**Goal of the exercise:** Write out all the lines again, precisely as they stand, but without the images.

**Material:**
= = =
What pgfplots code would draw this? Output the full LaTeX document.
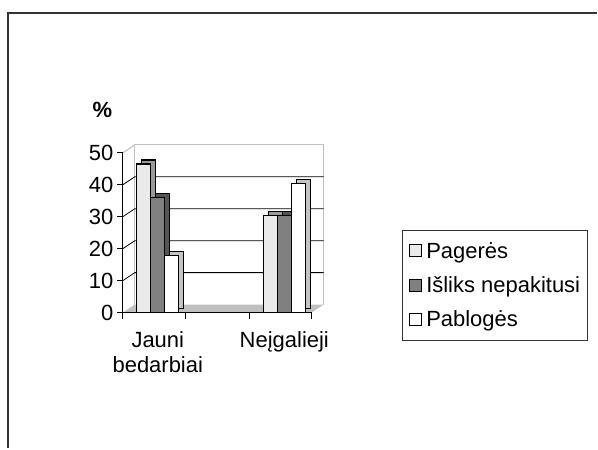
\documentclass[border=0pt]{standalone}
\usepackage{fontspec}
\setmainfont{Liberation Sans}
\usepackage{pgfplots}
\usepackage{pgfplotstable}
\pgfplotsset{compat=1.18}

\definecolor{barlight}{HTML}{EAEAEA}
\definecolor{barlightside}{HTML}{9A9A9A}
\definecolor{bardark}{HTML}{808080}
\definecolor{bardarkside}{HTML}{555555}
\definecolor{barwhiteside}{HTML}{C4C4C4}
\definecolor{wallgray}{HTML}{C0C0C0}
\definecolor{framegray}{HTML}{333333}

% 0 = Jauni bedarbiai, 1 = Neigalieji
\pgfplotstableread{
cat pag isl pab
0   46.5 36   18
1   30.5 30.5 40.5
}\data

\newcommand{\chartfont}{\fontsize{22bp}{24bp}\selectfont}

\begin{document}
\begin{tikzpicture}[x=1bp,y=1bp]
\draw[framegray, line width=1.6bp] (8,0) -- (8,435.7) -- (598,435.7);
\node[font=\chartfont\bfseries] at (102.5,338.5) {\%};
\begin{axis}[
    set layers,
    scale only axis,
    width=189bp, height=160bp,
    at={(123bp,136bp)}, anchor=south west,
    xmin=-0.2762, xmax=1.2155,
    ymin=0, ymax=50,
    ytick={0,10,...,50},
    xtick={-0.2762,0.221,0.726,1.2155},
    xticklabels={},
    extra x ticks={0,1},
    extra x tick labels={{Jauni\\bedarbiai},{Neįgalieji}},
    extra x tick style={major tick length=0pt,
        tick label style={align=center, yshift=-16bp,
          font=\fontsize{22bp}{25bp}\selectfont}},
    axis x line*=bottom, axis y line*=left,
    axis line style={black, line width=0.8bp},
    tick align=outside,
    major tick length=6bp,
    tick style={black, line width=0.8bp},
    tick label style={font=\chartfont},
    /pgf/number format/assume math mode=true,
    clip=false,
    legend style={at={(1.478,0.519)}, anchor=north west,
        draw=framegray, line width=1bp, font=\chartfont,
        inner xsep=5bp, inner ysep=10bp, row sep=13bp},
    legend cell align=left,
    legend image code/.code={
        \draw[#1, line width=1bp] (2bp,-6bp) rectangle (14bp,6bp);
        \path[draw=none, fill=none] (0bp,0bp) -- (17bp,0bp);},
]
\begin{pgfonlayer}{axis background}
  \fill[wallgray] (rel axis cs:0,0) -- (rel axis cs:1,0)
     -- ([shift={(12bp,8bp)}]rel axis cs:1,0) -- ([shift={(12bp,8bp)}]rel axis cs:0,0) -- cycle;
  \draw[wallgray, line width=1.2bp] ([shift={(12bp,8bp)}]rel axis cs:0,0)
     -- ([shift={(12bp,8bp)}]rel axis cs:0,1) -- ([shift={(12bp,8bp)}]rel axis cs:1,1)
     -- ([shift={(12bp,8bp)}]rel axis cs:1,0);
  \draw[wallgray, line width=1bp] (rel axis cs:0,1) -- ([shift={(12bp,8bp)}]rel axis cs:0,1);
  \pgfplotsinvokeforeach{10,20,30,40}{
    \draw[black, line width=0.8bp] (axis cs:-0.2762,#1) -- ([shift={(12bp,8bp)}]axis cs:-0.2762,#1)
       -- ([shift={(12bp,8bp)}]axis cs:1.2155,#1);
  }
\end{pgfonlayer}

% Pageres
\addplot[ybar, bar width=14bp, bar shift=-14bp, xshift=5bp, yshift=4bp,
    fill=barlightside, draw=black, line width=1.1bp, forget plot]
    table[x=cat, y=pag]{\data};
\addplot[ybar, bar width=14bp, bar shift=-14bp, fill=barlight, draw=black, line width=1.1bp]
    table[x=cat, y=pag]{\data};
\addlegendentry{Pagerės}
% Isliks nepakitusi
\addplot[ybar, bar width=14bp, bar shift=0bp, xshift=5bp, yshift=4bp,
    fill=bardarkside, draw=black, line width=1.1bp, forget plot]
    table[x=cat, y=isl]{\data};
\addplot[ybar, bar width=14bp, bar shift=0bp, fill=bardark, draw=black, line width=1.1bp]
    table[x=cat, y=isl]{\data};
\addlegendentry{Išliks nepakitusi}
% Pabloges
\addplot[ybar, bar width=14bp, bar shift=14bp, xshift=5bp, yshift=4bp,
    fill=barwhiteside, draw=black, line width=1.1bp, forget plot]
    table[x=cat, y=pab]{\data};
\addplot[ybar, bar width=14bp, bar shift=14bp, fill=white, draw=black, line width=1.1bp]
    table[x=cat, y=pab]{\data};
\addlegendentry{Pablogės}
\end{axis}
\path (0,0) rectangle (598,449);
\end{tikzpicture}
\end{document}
= = =
**Solved problem:**
What pgfplots code would draw this? Output the full LaTeX document.
\documentclass[border=0pt]{standalone}
\usepackage{fontspec}
\setmainfont{Liberation Sans}
\usepackage{pgfplots}
\usepackage{pgfplotstable}
\pgfplotsset{compat=1.18}

\definecolor{barlight}{HTML}{EAEAEA}
\definecolor{barlightside}{HTML}{9A9A9A}
\definecolor{bardark}{HTML}{808080}
\definecolor{bardarkside}{HTML}{555555}
\definecolor{barwhiteside}{HTML}{C4C4C4}
\definecolor{wallgray}{HTML}{C0C0C0}
\definecolor{framegray}{HTML}{333333}

% 0 = Jauni bedarbiai, 1 = Neigalieji
\pgfplotstableread{
cat pag isl pab
0   46.5 36   18
1   30.5 30.5 40.5
}\data

\newcommand{\chartfont}{\fontsize{22bp}{24bp}\selectfont}

\begin{document}
\begin{tikzpicture}[x=1bp,y=1bp]
\draw[framegray, line width=1.6bp] (8,0) -- (8,435.7) -- (598,435.7);
\node[font=\chartfont\bfseries] at (102.5,338.5) {\%};
\begin{axis}[
    set layers,
    scale only axis,
    width=189bp, height=160bp,
    at={(123bp,136bp)}, anchor=south west,
    xmin=-0.2762, xmax=1.2155,
    ymin=0, ymax=50,
    ytick={0,10,...,50},
    xtick={-0.2762,0.221,0.726,1.2155},
    xticklabels={},
    extra x ticks={0,1},
    extra x tick labels={{Jauni\\bedarbiai},{Neįgalieji}},
    extra x tick style={major tick length=0pt,
        tick label style={align=center, yshift=-16bp,
          font=\fontsize{22bp}{25bp}\selectfont}},
    axis x line*=bottom, axis y line*=left,
    axis line style={black, line width=0.8bp},
    tick align=outside,
    major tick length=6bp,
    tick style={black, line width=0.8bp},
    tick label style={font=\chartfont},
    /pgf/number format/assume math mode=true,
    clip=false,
    legend style={at={(1.478,0.519)}, anchor=north west,
        draw=framegray, line width=1bp, font=\chartfont,
        inner xsep=5bp, inner ysep=10bp, row sep=13bp},
    legend cell align=left,
    legend image code/.code={
        \draw[#1, line width=1bp] (2bp,-6bp) rectangle (14bp,6bp);
        \path[draw=none, fill=none] (0bp,0bp) -- (17bp,0bp);},
]
\begin{pgfonlayer}{axis background}
  \fill[wallgray] (rel axis cs:0,0) -- (rel axis cs:1,0)
     -- ([shift={(12bp,8bp)}]rel axis cs:1,0) -- ([shift={(12bp,8bp)}]rel axis cs:0,0) -- cycle;
  \draw[wallgray, line width=1.2bp] ([shift={(12bp,8bp)}]rel axis cs:0,0)
     -- ([shift={(12bp,8bp)}]rel axis cs:0,1) -- ([shift={(12bp,8bp)}]rel axis cs:1,1)
     -- ([shift={(12bp,8bp)}]rel axis cs:1,0);
  \draw[wallgray, line width=1bp] (rel axis cs:0,1) -- ([shift={(12bp,8bp)}]rel axis cs:0,1);
  \pgfplotsinvokeforeach{10,20,30,40}{
    \draw[black, line width=0.8bp] (axis cs:-0.2762,#1) -- ([shift={(12bp,8bp)}]axis cs:-0.2762,#1)
       -- ([shift={(12bp,8bp)}]axis cs:1.2155,#1);
  }
\end{pgfonlayer}

% Pageres
\addplot[ybar, bar width=14bp, bar shift=-14bp, xshift=5bp, yshift=4bp,
    fill=barlightside, draw=black, line width=1.1bp, forget plot]
    table[x=cat, y=pag]{\data};
\addplot[ybar, bar width=14bp, bar shift=-14bp, fill=barlight, draw=black, line width=1.1bp]
    table[x=cat, y=pag]{\data};
\addlegendentry{Pagerės}
% Isliks nepakitusi
\addplot[ybar, bar width=14bp, bar shift=0bp, xshift=5bp, yshift=4bp,
    fill=bardarkside, draw=black, line width=1.1bp, forget plot]
    table[x=cat, y=isl]{\data};
\addplot[ybar, bar width=14bp, bar shift=0bp, fill=bardark, draw=black, line width=1.1bp]
    table[x=cat, y=isl]{\data};
\addlegendentry{Išliks nepakitusi}
% Pabloges
\addplot[ybar, bar width=14bp, bar shift=14bp, xshift=5bp, yshift=4bp,
    fill=barwhiteside, draw=black, line width=1.1bp, forget plot]
    table[x=cat, y=pab]{\data};
\addplot[ybar, bar width=14bp, bar shift=14bp, fill=white, draw=black, line width=1.1bp]
    table[x=cat, y=pab]{\data};
\addlegendentry{Pablogės}
\end{axis}
\path (0,0) rectangle (598,449);
\end{tikzpicture}
\end{document}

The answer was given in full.